A novel ternary boride, NiPtB₂₋ₓ (x = 0.5), was obtained by argon-arc melting of the elements followed by annealing at 750 °C. It exhibits a new structure type with the space group Imma (a = 2.9835(3) Å, b = 3.0470(3) Å, c = 15.3843(3) Å; Z = 4; single-crystal X-ray data) and displays distinct layers of condensed [BNi6] and [BPt6] (and [Pt6]) trigonal prisms with mutually perpendicular axes. Atoms of Pt and Ni from adjacent layers interlink to form empty tetragonal pyramids and tetrahedra. Two boron atom positions form two orthogonal zigzag chains; however, one boron position exhibits a partial boron occupancy.

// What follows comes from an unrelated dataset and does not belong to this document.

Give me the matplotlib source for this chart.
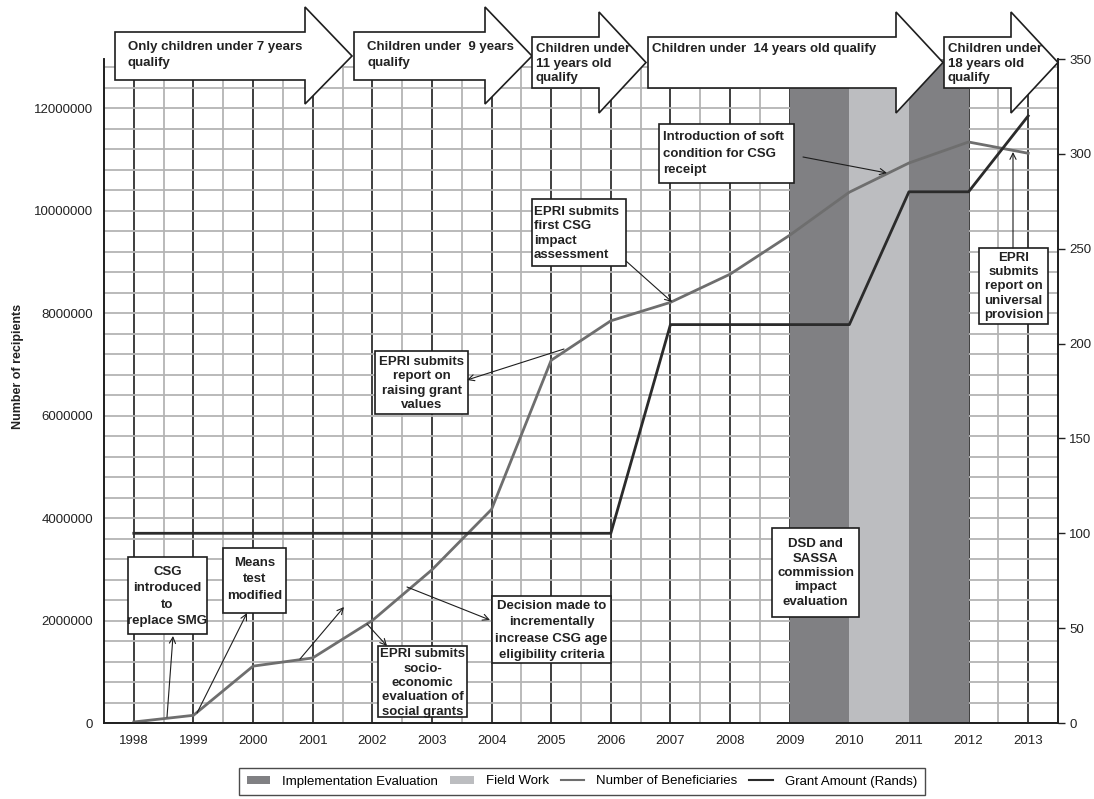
import matplotlib
matplotlib.use('Agg')
import matplotlib.pyplot as plt
from matplotlib.patches import Polygon, Rectangle, Patch, FancyArrowPatch
from matplotlib.lines import Line2D
import numpy as np

plt.rcParams['font.family'] = ['Liberation Sans', 'DejaVu Sans']

# data
years = np.arange(1998, 2014)
beneficiaries = [20000, 150000, 1110000, 1270000, 2000000, 2990000, 4170000, 7080000,
                 7850000, 8210000, 8760000, 9520000, 10360000, 10930000, 11340000, 11120000]
grant_amount = [100, 100, 100, 100, 100, 100, 100, 100, 100, 210, 210, 210, 210, 280, 280, 320]

impl_periods = [(2009, 2010), (2011, 2012)]
field_periods = [(2010, 2011)]

stage_labels = ['Only children under 7 years\nqualify',
                'Children under  9 years\nqualify',
                'Children under\n11 years old\nqualify',
                'Children under  14 years old qualify',
                'Children under\n18 years old\nqualify']

note_labels = ['CSG\nintroduced\nto\nreplace SMG',
               'Means\ntest\nmodified',
               'EPRI submits\nsocio-\neconomic\nevaluation of\nsocial grants',
               'Decision made to\nincrementally\nincrease CSG age\neligibility criteria',
               'EPRI submits\nreport on\nraising grant\nvalues',
               'EPRI submits\nfirst CSG\nimpact\nassessment',
               'Introduction of soft\ncondition for CSG\nreceipt',
               'EPRI\nsubmits\nreport on\nuniversal\nprovision',
               'DSD and\nSASSA\ncommission\nimpact\nevaluation']

W, H = 1094, 799
DARK = '#808083'
LIGHT = '#bcbdc0'


def fx(x, y):
    # pixel position (from top-left) -> figure fraction
    return (x / W, 1 - y / H)


fig = plt.figure(figsize=(W / 100, H / 100), dpi=100)
ax = fig.add_axes([104 / W, 1 - 723 / H, (1058 - 104) / W, (723 - 59) / H])
ax2 = ax.twinx()

ax.set_xlim(1997.5, 2013.5)
ax.set_ylim(0, 12.96e6)
ax2.set_ylim(0, 350)

ax.set_axisbelow(True)
ax.set_xticks(years)
ax.set_xticks(years[:-1] + 0.5, minor=True)
yt = np.arange(0, 12000001, 2000000)
ax.set_yticks(yt)
ax.set_yticklabels([str(v) for v in yt])
ax.set_yticks(np.arange(0, 12.9e6, 400000), minor=True)
ax.grid(which='major', axis='x', color='#1e1e1e', lw=1.2)
ax.grid(which='minor', axis='x', color='#b4b4b4', lw=1.3)
ax.grid(which='both', axis='y', color='#b4b4b4', lw=1.3)
ax.tick_params(which='both', length=0, labelsize=9.5, labelcolor='#222222')
ax.tick_params(axis='y', pad=8)
ax.tick_params(axis='x', pad=9)

ax2.set_yticks(np.arange(0, 351, 50))
ax2.tick_params(axis='y', length=5, width=1, pad=3, labelsize=9.5,
                labelcolor='#222222', color='#222222')

for a in (ax, ax2):
    a.spines['top'].set_visible(False)
    for s in ('left', 'right', 'bottom'):
        a.spines[s].set_color('#1e1e1e')
        a.spines[s].set_linewidth(1.2)

for a0, a1 in impl_periods:
    ax.axvspan(a0, a1, color=DARK, lw=0, zorder=1)
for a0, a1 in field_periods:
    ax.axvspan(a0, a1, color=LIGHT, lw=0, zorder=1)

ax.plot(years, beneficiaries, color='#6e6e6e', lw=2, zorder=3)
ax2.plot(years, grant_amount, color='#2b2b2b', lw=2, zorder=3)

# block arrows along the top: left, head start, tip, body top, body bottom, head top, head bottom
arrow_geom = [(115, 305, 352, 32, 80, 7, 104),
              (354, 485, 532, 32, 80, 7, 104),
              (532, 599, 646, 37, 88, 12, 113),
              (648, 896, 943, 37, 88, 12, 113),
              (944, 1011, 1058, 37, 88, 12, 113)]
text_tops = [41, 41, 43, 43, 43]
text_ls = [1.45, 1.45, 1.3, 1.3, 1.3]
for (l, hs, tip, bt, bb, ht, hb), lab, tt, ls in zip(arrow_geom, stage_labels, text_tops, text_ls):
    mid = (bt + bb) / 2
    pts = [fx(l, bt), fx(hs, bt), fx(hs, ht), fx(tip, mid), fx(hs, hb), fx(hs, bb), fx(l, bb)]
    fig.add_artist(Polygon(pts, closed=True, fc='white', ec='#1e1e1e', lw=1.2))
    fig.text(*fx(l + 13 if l < 500 else l + 4, tt), lab, ha='left', va='top',
             fontsize=9.5, fontweight='bold', color='#222222', linespacing=ls)

# annotation boxes: rect (left, top, right, bottom), text anchor, alignment, line spacing
note_rects = [(128, 557, 207, 634), (223, 548, 286, 613), (378, 646, 467, 717),
              (492, 596, 611, 663), (375, 351, 468, 414), (532, 199, 626, 266),
              (659, 124, 794, 183), (979, 248, 1048, 324), (772, 528, 859, 617)]
note_pos = [(167.5, 596.5, 'center', 1.47), (254.5, 579.5, 'center', 1.47),
            (422.5, 683, 'center', 1.27), (551.5, 630.5, 'center', 1.5),
            (421.5, 383.5, 'center', 1.28), (534, 233.5, 'left', 1.28),
            (663, 154, 'left', 1.5), (1013.5, 286.5, 'center', 1.25),
            (815.5, 573, 'center', 1.27)]
for (l, t, r, b), (tx, ty, al, ls), lab in zip(note_rects, note_pos, note_labels):
    x0, y0 = fx(l, b)
    fig.add_artist(Rectangle((x0, y0), (r - l) / W, (b - t) / H,
                             fc='white', ec='#1e1e1e', lw=1.2, zorder=4))
    fig.text(*fx(tx, ty), lab, ha=al, va='center', multialignment=al,
             fontsize=9.5, fontweight='bold', color='#222222', linespacing=ls, zorder=5)

# pointer arrows (tail -> head)
pointers = [((167, 717), (173, 636)), ((197, 713), (247, 613)), ((300, 659), (344, 607)),
            ((367, 624), (387, 646)), ((407, 587), (490, 620)), ((564, 349), (467, 380)),
            ((626, 261), (672, 302)), ((803, 157), (887, 173)), ((1013, 248), (1013, 152))]
for tail, head in pointers:
    fig.add_artist(FancyArrowPatch(fx(*tail), fx(*head), arrowstyle='->', mutation_scale=11,
                                   lw=0.8, color='#1e1e1e', shrinkA=0, shrinkB=0, zorder=6))

fig.text(*fx(18, 366), 'Number of recipients', rotation=90, ha='center', va='center',
         fontsize=9, fontweight='bold', color='#222222')

handles = [Patch(fc=DARK, ec='none'), Patch(fc=LIGHT, ec='none'),
           Line2D([], [], color='#6e6e6e', lw=1.5), Line2D([], [], color='#2b2b2b', lw=1.5)]
labels = ['Implementation Evaluation', 'Field Work', 'Number of Beneficiaries', 'Grant Amount (Rands)']
leg = fig.legend(handles, labels, loc='center', bbox_to_anchor=fx(582, 781.5), ncol=4,
                 fancybox=False, edgecolor='#1e1e1e', fontsize=9.5, handlelength=1.8,
                 handletextpad=0.9, columnspacing=0.9, borderpad=0.6, handleheight=0.5)
leg.get_frame().set_linewidth(1.0)

fig.savefig('out.png', dpi=100)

Considering B-deficiency, the platinum boride substructure in NiPtB2-x quantitatively corresponds to a trigonal prismatic slab in the Pt2B structure, while the nickel boride partial structure is consistent with the CrB-type NiB binary. Cell parameters and atomic coordinates of NiPtB2-ₓand Pt₂B were refined in the scope of generalized gradient approximation. Chemical bonding analysis by means of the electron localizability approach, supported by Bader charge analysis, reveals a strong electron contribution of Ni atoms for stabilization of the boron zigzag chains, wherein boron atoms are bonded covalently. Bonding within the platinum boride partial structures in the studied compounds varies depending on the atom coordination of boron: from covalent in both the NiPtB₂₋ₓ structure and trigonal prismatic slabs in Pt₂B to mixed metallic with covalent contributions in [BPt6] octahedra in Pt2B. Electrical resistivity measurements characterize NiPtB₂₋ₓ as a metal with no phase transitions in the temperature range from 2 to 300 K, in concord with electronic band structure calculations and specific heat measurements. The compound is characterized by a positive Hall coefficient at 20 K. This work unveils a new elemental space on realizing novel layered boride structural arrangements and provides a reference for future experiments.